We grown-ups like to quantify things in numbers, as Antoine de Saint-Exupéry charmingly observes in The Little Prince: “If you were to say to the grown-ups: “I saw a beautiful house made of rosy brick, with geraniums in the windows and doves on the roof,” they would not be able to get any idea of that house at all. You would have to say to them: “I saw a house that cost $20,000.” Then they would exclaim: “Oh, what a pretty house that is!””
So, it is no wonder that any fighter against inefficiency in the workplace is often confronted with the demand for quantification of productivity gains. How much is Email Overload costing our company? How much can we save if we eliminate it, in full or in part? There is no perfect answer to these questions, because knowledge worker productivity is notoriously hard to measure (more on this in a future post). How can you provide a figure?

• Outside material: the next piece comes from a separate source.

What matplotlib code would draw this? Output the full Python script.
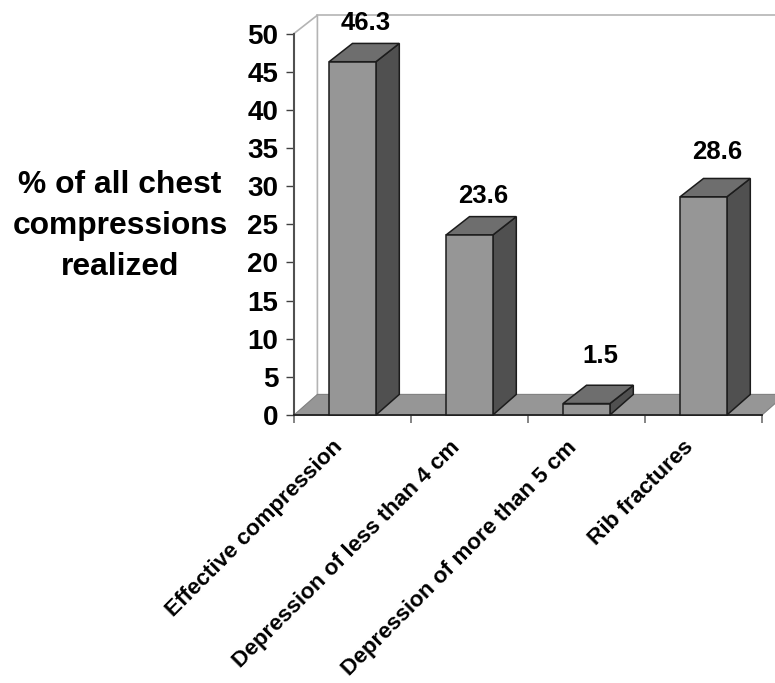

A common approach is to estimate the time wasted on IO and multiply by the average salary in the company to derive a total cost figure. These figures tend to run very high; Basex, a New York analyst firm, famously placed the cost to the US economy at $900B (yes, Billion) a year, derived from a waste of over a day per week per worker. There are a number of questions this leaves open: how do you quantify the time loss? And what will happen if you recover the time? Will productivity (output per employee) soar, or will people just work less, or go home earlier (not a bad thing in itself, in the long term)?
Then there’s the fact that time loss is just the tip of the iceberg, as I and my colleagues showed in an article a while back. The damages of Info Overload go beyond time waste: working in “Continuous partial attention” reduces creativity and innovation, increases error rates, reduces managerial decision quality, and stresses people to the point of illness. So, focusing on the easier to quantify time loss ignores what may well be higher costs: how do you even begin to measure the cost of not having come up with a critical invention? How do you assess the long term effect of employee burnout?
My own approach is to avoid a dollar figure, and instead I always share with my audiences and clients the full picture. I give the time loss – in hours, not dollars – as a lower limit; we know enough to have a fairly good idea of that number. If their employees are wasting about a day per week, you don’t need the math to realize it would be a good idea to plug this time sink. Then I explain the other loss areas one by one, with enough research data to give the listener an idea of the problem’s magnitude, rather than a dollars and cents number. This way, I find, people tend to “get it” without sidetracking into secondary arguments.
What would you say? Is this more or less effective than attempting a precise calculation?